── Information shown
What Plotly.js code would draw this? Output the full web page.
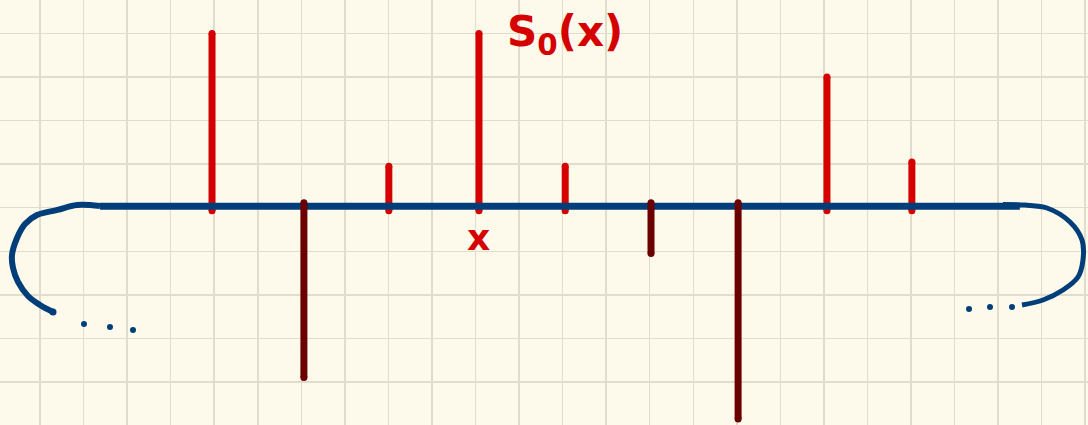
<!DOCTYPE html>
<html>
<head>
<meta charset="utf-8">
<script src="https://cdn.plot.ly/plotly-3.0.1.min.js"></script>
<style>
  html, body { margin: 0; padding: 0; background: #fdfaec; }
  #chart { width: 1088px; height: 425px; }
</style>
</head>
<body>
<div id="chart"></div>
<script>
// Sample positions (grid units) and signed sample values of the sampled signal
const samplePositions = [3.95, 6.06, 8.01, 10.08, 12.06, 14.03, 16.03, 18.07, 20.02];
const sampleValues    = [4.0, -3.9, 0.95, 4.0, 0.95, -1.05, -4.85, 3.0, 1.05];

// Level of the drawn axis line
const baseLevel = 0.035;
const axisStart = 1.378;
const axisEnd = 22.5;

// Hand-drawn wrap-around ends of the axis (grid units)
const leftCurveX = [1.378, 0.85, 0.40, -0.069, -0.344, -0.528, -0.643, -0.620, -0.505, -0.276, 0.0, 0.299];
const leftCurveY = [0.039, 0.062, -0.05, -0.168, -0.374, -0.695, -1.085, -1.384, -1.705, -2.027, -2.233, -2.394];
const leftDotsX = [1.010, 1.607, 2.135];
const leftDotsY = [-2.671, -2.739, -2.808];

const rightCurveX = [22.112, 22.62, 23.123, 23.651, 23.927, 23.949, 23.835, 23.490, 23.031, 22.549];
const rightCurveY = [0.075, 0.06, -0.007, -0.329, -0.742, -1.201, -1.591, -1.890, -2.119, -2.234];
const rightDotsX = [21.332, 21.814, 22.319];
const rightDotsY = [-2.326, -2.280, -2.280];

// Text labels
const curveLabel = 'S<sub>0</sub>(x)';
const curveLabelPos = [10.68, 3.98];
const pointLabel = 'x';
const pointLabelPos = [10.08, -0.673];

const RED = '#d50000';
const DARK_RED = '#6b0000';
const BLUE = '#003e7a';

// Build stem segments (null-separated) for positive and negative samples
function stems(sign) {
  const xs = [], ys = [];
  samplePositions.forEach((x, i) => {
    const v = sampleValues[i];
    if ((sign > 0 && v > 0) || (sign < 0 && v < 0)) {
      xs.push(x, x, null);
      ys.push(sign > 0 ? -0.07 : baseLevel + 0.08, v, null);
    }
  });
  return { xs, ys };
}
const pos = stems(1);
const neg = stems(-1);

const traces = [
  {
    x: pos.xs, y: pos.ys, mode: 'lines+markers', hoverinfo: 'skip',
    line: { color: RED, width: 7 },
    marker: { color: RED, size: 7 }
  },
  {
    x: [axisStart, axisEnd], y: [baseLevel, baseLevel], mode: 'lines', hoverinfo: 'skip',
    line: { color: BLUE, width: 7 }
  },
  {
    x: leftCurveX, y: leftCurveY, mode: 'lines', hoverinfo: 'skip',
    line: { color: BLUE, width: 6, shape: 'spline', smoothing: 1 }
  },
  {
    x: [leftCurveX[leftCurveX.length - 1]], y: [leftCurveY[leftCurveY.length - 1]],
    mode: 'markers', hoverinfo: 'skip', marker: { color: BLUE, size: 7 }
  },
  {
    x: rightCurveX, y: rightCurveY, mode: 'lines', hoverinfo: 'skip',
    line: { color: BLUE, width: 5, shape: 'spline', smoothing: 1 }
  },
  {
    x: leftDotsX.concat(rightDotsX), y: leftDotsY.concat(rightDotsY),
    mode: 'markers', hoverinfo: 'skip', marker: { color: BLUE, size: 6 }
  },
  {
    x: neg.xs, y: neg.ys, mode: 'lines+markers', hoverinfo: 'skip',
    line: { color: DARK_RED, width: 7 },
    marker: { color: DARK_RED, size: 7 }
  }
];

const unit = 43.55;
const layout = {
  width: 1088, height: 425,
  margin: { l: 0, r: 0, t: 0, b: 0 },
  paper_bgcolor: '#fdfaec',
  plot_bgcolor: '#fdfaec',
  showlegend: false,
  xaxis: {
    range: [-40 / unit, (1088 - 40) / unit],
    tick0: 0, dtick: 1,
    showgrid: true, gridcolor: '#e1ddcc', gridwidth: 1.5,
    zeroline: false, showticklabels: false, ticks: '', showline: false, fixedrange: true
  },
  yaxis: {
    range: [-(425 - 207.7) / unit, 207.7 / unit],
    tick0: 0, dtick: 1,
    showgrid: true, gridcolor: '#e1ddcc', gridwidth: 1.5,
    zeroline: false, showticklabels: false, ticks: '', showline: false, fixedrange: true
  },
  annotations: [
    {
      x: curveLabelPos[0], y: curveLabelPos[1], text: curveLabel,
      xanchor: 'left', yanchor: 'middle', showarrow: false,
      font: { family: 'DejaVu Sans', size: 42, color: RED, weight: 'bold' }
    },
    {
      x: pointLabelPos[0], y: pointLabelPos[1], text: pointLabel,
      xanchor: 'center', yanchor: 'middle', showarrow: false,
      font: { family: 'DejaVu Sans', size: 36, color: RED, weight: 'bold' }
    }
  ]
};

Plotly.newPlot('chart', traces, layout, { staticPlot: true, displayModeBar: false });
</script>
</body>
</html>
────
◆ **Aim**
Skip the pictures, please, and transcribe only the lines from the beginning of the material through the one that contains "const axisEnd = 22.5;".

◆ **Expected answer**
What Plotly.js code would draw this? Output the full web page.
<!DOCTYPE html>
<html>
<head>
<meta charset="utf-8">
<script src="https://cdn.plot.ly/plotly-3.0.1.min.js"></script>
<style>
  html, body { margin: 0; padding: 0; background: #fdfaec; }
  #chart { width: 1088px; height: 425px; }
</style>
</head>
<body>
<div id="chart"></div>
<script>
// Sample positions (grid units) and signed sample values of the sampled signal
const samplePositions = [3.95, 6.06, 8.01, 10.08, 12.06, 14.03, 16.03, 18.07, 20.02];
const sampleValues    = [4.0, -3.9, 0.95, 4.0, 0.95, -1.05, -4.85, 3.0, 1.05];

// Level of the drawn axis line
const baseLevel = 0.035;
const axisStart = 1.378;
const axisEnd = 22.5;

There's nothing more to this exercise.